His dominance and the difficulty that the quintessentially French race and many of its fans had in fully accepting an American champion and his American ways help explain why there’s virtually no nostalgia for Armstrong this year. The Tour, it seems, was ready to move on.

The stunning withdrawal on the eve of the Tour of Germany’s Jan Ullrich, Italy’s Ivan Basso, Spain’s Francisco Mancebo and Kazak rider Alexandre Vinokourov because of doping allegations also left little time to dwell on the past. Without those top contenders and without Armstrong, hope has been rekindled in riders who haven’t seen as much of the limelight in recent years. Some French fans are even daring to dream again of a possible homegrown winner (there hasn’t been one since 1985), to go with their Wimbledon champion Amelie Mauresmo and, they hope, a soccer World Cup on Sunday.

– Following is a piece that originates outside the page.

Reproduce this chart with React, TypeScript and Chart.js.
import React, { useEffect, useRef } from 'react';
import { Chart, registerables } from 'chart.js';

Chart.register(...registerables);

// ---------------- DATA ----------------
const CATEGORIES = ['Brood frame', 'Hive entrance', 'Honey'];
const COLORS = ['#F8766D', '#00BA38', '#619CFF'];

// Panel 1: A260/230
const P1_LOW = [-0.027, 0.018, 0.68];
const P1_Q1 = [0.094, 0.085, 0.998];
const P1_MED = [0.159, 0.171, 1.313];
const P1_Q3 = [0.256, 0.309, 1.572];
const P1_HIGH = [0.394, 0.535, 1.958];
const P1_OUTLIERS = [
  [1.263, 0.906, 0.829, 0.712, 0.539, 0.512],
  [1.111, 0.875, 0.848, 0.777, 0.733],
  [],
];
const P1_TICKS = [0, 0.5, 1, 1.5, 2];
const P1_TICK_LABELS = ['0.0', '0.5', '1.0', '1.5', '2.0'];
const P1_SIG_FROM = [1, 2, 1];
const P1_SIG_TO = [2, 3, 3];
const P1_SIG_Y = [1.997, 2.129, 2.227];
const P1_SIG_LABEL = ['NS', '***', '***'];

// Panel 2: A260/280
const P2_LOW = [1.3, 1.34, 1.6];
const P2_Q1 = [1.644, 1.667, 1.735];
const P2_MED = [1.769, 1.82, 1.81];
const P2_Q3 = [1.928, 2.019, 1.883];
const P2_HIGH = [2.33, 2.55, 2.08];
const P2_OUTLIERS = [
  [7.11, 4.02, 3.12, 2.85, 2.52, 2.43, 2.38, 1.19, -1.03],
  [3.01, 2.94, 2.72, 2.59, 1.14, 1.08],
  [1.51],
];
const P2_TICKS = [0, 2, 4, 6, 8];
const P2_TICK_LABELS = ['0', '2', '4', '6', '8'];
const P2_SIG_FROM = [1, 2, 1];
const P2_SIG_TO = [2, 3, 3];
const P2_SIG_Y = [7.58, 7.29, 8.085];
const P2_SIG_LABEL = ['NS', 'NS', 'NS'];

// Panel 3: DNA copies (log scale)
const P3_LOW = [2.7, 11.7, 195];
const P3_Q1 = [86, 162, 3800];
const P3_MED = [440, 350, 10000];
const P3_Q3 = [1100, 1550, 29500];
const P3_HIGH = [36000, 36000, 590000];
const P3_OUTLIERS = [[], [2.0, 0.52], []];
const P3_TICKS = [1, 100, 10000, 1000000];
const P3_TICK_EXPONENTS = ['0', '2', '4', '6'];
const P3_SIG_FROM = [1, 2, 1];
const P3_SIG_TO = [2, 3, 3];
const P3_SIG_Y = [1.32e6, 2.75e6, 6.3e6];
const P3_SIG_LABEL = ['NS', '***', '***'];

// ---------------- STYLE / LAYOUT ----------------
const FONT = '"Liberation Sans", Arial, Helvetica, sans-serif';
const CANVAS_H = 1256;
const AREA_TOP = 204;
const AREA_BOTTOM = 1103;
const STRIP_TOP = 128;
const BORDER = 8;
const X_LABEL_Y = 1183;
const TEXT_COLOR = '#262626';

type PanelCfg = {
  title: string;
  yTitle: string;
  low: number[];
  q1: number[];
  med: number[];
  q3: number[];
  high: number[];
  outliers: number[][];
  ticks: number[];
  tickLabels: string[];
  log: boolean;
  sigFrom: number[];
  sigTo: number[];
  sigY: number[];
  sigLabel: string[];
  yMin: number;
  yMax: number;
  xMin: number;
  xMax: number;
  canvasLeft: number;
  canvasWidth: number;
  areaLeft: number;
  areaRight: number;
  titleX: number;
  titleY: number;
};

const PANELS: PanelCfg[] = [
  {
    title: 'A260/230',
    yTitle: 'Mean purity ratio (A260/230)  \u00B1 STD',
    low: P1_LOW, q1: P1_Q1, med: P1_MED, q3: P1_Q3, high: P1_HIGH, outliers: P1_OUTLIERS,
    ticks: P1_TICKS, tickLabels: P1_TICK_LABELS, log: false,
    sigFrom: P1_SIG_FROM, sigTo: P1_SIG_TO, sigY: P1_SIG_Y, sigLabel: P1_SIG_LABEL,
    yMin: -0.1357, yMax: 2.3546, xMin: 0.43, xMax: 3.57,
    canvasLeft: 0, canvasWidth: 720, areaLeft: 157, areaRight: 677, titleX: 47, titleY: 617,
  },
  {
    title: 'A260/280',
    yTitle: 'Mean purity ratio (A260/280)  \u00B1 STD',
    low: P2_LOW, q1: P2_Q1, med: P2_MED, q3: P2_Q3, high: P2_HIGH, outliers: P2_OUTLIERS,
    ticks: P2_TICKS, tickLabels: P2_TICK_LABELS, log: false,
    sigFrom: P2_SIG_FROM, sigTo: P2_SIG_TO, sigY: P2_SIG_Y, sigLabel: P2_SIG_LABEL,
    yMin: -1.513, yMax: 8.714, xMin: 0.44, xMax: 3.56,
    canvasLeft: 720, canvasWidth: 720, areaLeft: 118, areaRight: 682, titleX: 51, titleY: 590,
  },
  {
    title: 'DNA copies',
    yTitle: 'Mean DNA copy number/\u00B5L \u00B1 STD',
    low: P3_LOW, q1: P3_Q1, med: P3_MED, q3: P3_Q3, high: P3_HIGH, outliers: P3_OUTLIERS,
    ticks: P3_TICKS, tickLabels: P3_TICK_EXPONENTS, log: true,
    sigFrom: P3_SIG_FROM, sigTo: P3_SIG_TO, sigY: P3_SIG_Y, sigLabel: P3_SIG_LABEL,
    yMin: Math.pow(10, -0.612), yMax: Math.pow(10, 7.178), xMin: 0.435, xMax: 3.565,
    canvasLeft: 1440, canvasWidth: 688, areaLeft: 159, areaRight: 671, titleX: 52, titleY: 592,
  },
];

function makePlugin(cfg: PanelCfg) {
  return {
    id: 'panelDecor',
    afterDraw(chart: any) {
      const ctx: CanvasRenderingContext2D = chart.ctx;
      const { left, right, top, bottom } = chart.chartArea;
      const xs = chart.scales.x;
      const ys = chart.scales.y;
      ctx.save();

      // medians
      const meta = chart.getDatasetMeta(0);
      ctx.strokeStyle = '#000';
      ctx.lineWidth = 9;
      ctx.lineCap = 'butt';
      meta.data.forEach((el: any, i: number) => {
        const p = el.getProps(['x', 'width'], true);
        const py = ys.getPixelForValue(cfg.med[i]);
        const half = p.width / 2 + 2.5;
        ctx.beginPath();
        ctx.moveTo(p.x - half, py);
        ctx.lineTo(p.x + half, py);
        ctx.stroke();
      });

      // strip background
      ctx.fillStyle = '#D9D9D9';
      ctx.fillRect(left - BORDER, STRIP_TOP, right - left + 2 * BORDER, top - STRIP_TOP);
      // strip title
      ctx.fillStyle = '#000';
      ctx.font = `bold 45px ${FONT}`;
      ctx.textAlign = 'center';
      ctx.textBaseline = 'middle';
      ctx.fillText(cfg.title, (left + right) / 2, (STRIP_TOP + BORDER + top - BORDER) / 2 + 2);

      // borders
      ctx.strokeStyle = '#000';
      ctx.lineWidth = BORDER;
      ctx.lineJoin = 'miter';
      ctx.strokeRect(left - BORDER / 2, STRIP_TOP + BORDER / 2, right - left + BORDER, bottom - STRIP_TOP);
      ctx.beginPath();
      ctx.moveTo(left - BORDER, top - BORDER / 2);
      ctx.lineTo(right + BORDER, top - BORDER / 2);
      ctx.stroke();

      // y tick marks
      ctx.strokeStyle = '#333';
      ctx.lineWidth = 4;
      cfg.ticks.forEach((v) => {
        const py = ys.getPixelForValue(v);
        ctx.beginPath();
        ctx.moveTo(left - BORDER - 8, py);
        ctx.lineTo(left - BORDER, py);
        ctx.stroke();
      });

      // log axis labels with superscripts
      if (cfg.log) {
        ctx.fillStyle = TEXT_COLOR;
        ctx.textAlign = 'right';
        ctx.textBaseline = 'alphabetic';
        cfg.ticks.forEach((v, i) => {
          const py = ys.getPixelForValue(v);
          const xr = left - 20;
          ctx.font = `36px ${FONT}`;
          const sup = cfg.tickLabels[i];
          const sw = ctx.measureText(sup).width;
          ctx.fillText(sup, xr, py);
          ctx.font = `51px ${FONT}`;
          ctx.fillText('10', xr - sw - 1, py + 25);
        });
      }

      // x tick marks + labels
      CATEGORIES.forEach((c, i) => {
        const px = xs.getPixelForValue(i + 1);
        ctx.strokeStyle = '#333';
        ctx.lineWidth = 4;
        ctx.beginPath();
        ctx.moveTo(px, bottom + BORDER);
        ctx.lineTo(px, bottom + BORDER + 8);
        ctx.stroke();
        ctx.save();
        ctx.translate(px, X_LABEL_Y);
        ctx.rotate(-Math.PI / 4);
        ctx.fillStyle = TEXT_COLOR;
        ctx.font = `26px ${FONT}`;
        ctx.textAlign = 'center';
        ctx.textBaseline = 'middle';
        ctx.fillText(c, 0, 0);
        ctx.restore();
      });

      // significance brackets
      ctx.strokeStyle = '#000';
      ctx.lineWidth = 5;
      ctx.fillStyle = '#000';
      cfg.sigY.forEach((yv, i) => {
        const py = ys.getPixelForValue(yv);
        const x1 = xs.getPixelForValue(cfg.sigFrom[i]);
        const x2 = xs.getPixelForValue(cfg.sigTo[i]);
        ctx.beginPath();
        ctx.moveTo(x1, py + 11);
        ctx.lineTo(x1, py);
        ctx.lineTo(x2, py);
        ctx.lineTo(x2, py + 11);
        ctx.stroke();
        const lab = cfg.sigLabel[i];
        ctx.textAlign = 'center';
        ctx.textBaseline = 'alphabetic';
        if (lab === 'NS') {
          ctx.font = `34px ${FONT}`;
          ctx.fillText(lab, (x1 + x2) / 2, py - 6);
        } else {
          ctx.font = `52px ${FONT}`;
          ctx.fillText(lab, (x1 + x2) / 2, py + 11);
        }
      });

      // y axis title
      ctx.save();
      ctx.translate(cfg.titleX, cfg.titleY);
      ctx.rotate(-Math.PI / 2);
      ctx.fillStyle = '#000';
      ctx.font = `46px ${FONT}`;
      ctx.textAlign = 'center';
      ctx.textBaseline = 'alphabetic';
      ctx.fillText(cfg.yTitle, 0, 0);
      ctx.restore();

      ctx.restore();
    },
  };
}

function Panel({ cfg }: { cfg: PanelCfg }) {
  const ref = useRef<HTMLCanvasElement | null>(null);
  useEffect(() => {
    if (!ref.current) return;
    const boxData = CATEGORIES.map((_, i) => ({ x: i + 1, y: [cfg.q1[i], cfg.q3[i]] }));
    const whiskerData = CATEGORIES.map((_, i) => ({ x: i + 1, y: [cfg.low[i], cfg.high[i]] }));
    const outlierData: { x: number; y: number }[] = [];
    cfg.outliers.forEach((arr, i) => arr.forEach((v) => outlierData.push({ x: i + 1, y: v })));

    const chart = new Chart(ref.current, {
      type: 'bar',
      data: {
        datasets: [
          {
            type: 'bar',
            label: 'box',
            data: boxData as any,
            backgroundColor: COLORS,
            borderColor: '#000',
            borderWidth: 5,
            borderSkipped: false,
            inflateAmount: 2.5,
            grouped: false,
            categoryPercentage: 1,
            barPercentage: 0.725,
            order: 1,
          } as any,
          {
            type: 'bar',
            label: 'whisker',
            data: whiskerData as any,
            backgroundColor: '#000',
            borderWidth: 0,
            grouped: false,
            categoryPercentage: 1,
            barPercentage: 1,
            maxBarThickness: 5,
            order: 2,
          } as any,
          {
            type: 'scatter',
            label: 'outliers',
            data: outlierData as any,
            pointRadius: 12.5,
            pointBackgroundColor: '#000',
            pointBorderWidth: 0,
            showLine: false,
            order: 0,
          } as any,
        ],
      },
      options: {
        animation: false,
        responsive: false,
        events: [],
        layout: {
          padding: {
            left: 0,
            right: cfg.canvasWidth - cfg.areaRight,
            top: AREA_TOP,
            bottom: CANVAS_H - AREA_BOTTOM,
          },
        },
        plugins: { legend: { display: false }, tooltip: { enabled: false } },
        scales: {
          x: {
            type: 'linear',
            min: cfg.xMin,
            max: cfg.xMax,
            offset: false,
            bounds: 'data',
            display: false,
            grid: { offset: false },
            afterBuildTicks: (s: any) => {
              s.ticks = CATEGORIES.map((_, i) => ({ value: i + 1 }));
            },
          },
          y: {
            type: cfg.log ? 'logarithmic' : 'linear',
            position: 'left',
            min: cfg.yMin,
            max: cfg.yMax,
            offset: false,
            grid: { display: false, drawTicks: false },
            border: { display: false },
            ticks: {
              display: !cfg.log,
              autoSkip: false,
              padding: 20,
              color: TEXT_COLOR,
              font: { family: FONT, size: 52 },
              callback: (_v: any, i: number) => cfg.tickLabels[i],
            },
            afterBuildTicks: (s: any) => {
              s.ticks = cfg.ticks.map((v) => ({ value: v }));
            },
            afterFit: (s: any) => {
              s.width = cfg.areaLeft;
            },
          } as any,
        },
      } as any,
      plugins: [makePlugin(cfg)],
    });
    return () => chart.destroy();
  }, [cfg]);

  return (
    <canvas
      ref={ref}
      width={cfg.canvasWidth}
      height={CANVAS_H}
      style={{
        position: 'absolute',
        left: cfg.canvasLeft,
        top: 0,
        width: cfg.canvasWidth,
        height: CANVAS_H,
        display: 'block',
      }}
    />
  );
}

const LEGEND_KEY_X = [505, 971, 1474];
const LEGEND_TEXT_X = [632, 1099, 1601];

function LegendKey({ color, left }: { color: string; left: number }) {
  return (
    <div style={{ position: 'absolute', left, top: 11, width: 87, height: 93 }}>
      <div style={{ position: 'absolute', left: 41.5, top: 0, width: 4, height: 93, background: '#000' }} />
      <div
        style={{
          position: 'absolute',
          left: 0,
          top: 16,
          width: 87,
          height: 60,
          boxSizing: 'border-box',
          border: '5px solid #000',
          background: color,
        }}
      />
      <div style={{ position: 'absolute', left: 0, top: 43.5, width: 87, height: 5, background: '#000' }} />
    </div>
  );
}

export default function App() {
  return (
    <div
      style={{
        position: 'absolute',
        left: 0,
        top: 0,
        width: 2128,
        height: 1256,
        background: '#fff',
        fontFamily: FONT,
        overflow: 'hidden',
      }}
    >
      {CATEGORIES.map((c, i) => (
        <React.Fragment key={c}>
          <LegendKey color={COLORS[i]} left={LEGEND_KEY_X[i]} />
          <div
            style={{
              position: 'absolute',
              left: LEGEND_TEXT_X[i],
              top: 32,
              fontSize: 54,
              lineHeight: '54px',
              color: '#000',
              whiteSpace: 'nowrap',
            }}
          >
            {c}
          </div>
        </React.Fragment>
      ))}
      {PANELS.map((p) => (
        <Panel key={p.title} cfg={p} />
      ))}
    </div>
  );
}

“It’s changed so drastically,” said American rider Christian Vandevelde, who was on Armstrong’s Tour team for his wins in 1999 and 2001 and now races for Team CSC, Basso’s squad.

“It’s not just Lance. It’s obvious reasons … There’s not half the stress there has been in the past, with half the fans just trying to go see Jan or trying to see Lance — people who are not exactly cycling fans but just wanted to see a famous person.”

Smaller clusters of fans and reporters still gather around the Discovery Channel team bus that was Armstrong’s temple at the Tour. But the barriers and bodyguards that riled Tour purists have mostly gone. Even some members of Discovery are savoring the relative new calm.

Tour organizers say that television audience figures are down by around a third so far this year in the United States, but that viewing is up in Belgium and Norway. A Belgian rider, Tom Boonen, held the race lead and its yellow jersey for four straight days in the first week and Norwegian sprint specialist Thor Hushovd had it for two.

Without Armstrong riding in their midst, some Tour riders say the atmosphere in the peloton — the cycling name for the pack — is more easygoing.

Although still in its early days, with the Pyrenees and Alps to come in weeks two and three, the race has had a less regulated, more fluid feel without Armstrong’s team riding up front, setting the pace and keeping him shielded from wind and accidents.

“There isn’t the supreme being Lance at all times, it’s a strange peloton,” said Vandevelde.